- Data shown
☆ ☆ ☆ ☆ ☆

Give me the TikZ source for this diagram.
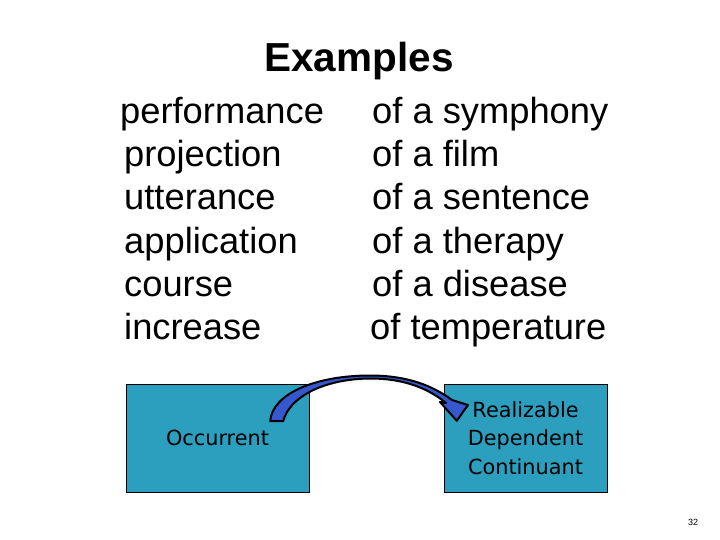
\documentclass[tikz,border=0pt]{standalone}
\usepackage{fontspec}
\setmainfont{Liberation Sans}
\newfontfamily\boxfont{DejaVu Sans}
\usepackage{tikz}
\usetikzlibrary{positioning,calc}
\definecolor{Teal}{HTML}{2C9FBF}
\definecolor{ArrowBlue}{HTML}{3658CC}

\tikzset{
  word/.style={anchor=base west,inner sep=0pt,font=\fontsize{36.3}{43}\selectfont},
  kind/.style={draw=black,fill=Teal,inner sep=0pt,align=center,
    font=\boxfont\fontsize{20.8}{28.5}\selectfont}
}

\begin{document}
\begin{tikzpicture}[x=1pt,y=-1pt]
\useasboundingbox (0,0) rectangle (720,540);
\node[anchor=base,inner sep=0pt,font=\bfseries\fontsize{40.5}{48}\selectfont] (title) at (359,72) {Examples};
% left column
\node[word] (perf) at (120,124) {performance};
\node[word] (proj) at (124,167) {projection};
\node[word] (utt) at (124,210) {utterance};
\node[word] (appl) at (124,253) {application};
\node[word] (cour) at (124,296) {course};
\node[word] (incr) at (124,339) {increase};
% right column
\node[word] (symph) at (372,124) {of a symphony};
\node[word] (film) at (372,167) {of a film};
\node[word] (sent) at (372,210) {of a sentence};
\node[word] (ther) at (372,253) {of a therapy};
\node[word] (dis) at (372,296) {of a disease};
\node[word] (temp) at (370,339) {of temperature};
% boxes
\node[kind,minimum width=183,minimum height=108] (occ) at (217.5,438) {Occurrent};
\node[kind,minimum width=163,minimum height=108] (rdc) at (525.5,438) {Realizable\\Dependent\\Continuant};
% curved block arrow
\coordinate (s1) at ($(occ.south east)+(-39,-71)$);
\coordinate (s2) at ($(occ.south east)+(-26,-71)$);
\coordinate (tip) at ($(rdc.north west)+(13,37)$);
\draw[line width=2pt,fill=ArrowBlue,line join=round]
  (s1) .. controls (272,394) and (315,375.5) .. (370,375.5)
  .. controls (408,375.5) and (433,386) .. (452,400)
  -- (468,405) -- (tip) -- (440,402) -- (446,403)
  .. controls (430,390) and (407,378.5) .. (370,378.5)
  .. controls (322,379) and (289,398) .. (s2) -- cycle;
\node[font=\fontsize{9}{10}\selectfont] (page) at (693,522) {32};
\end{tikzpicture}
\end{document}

☆ ☆ ☆ ☆ ☆

- What this task involves
Your task is an exact transcription of all the data, minus the pictures.

- Exercise answer
Give me the TikZ source for this diagram.
\documentclass[tikz,border=0pt]{standalone}
\usepackage{fontspec}
\setmainfont{Liberation Sans}
\newfontfamily\boxfont{DejaVu Sans}
\usepackage{tikz}
\usetikzlibrary{positioning,calc}
\definecolor{Teal}{HTML}{2C9FBF}
\definecolor{ArrowBlue}{HTML}{3658CC}

\tikzset{
  word/.style={anchor=base west,inner sep=0pt,font=\fontsize{36.3}{43}\selectfont},
  kind/.style={draw=black,fill=Teal,inner sep=0pt,align=center,
    font=\boxfont\fontsize{20.8}{28.5}\selectfont}
}

\begin{document}
\begin{tikzpicture}[x=1pt,y=-1pt]
\useasboundingbox (0,0) rectangle (720,540);
\node[anchor=base,inner sep=0pt,font=\bfseries\fontsize{40.5}{48}\selectfont] (title) at (359,72) {Examples};
% left column
\node[word] (perf) at (120,124) {performance};
\node[word] (proj) at (124,167) {projection};
\node[word] (utt) at (124,210) {utterance};
\node[word] (appl) at (124,253) {application};
\node[word] (cour) at (124,296) {course};
\node[word] (incr) at (124,339) {increase};
% right column
\node[word] (symph) at (372,124) {of a symphony};
\node[word] (film) at (372,167) {of a film};
\node[word] (sent) at (372,210) {of a sentence};
\node[word] (ther) at (372,253) {of a therapy};
\node[word] (dis) at (372,296) {of a disease};
\node[word] (temp) at (370,339) {of temperature};
% boxes
\node[kind,minimum width=183,minimum height=108] (occ) at (217.5,438) {Occurrent};
\node[kind,minimum width=163,minimum height=108] (rdc) at (525.5,438) {Realizable\\Dependent\\Continuant};
% curved block arrow
\coordinate (s1) at ($(occ.south east)+(-39,-71)$);
\coordinate (s2) at ($(occ.south east)+(-26,-71)$);
\coordinate (tip) at ($(rdc.north west)+(13,37)$);
\draw[line width=2pt,fill=ArrowBlue,line join=round]
  (s1) .. controls (272,394) and (315,375.5) .. (370,375.5)
  .. controls (408,375.5) and (433,386) .. (452,400)
  -- (468,405) -- (tip) -- (440,402) -- (446,403)
  .. controls (430,390) and (407,378.5) .. (370,378.5)
  .. controls (322,379) and (289,398) .. (s2) -- cycle;
\node[font=\fontsize{9}{10}\selectfont] (page) at (693,522) {32};
\end{tikzpicture}
\end{document}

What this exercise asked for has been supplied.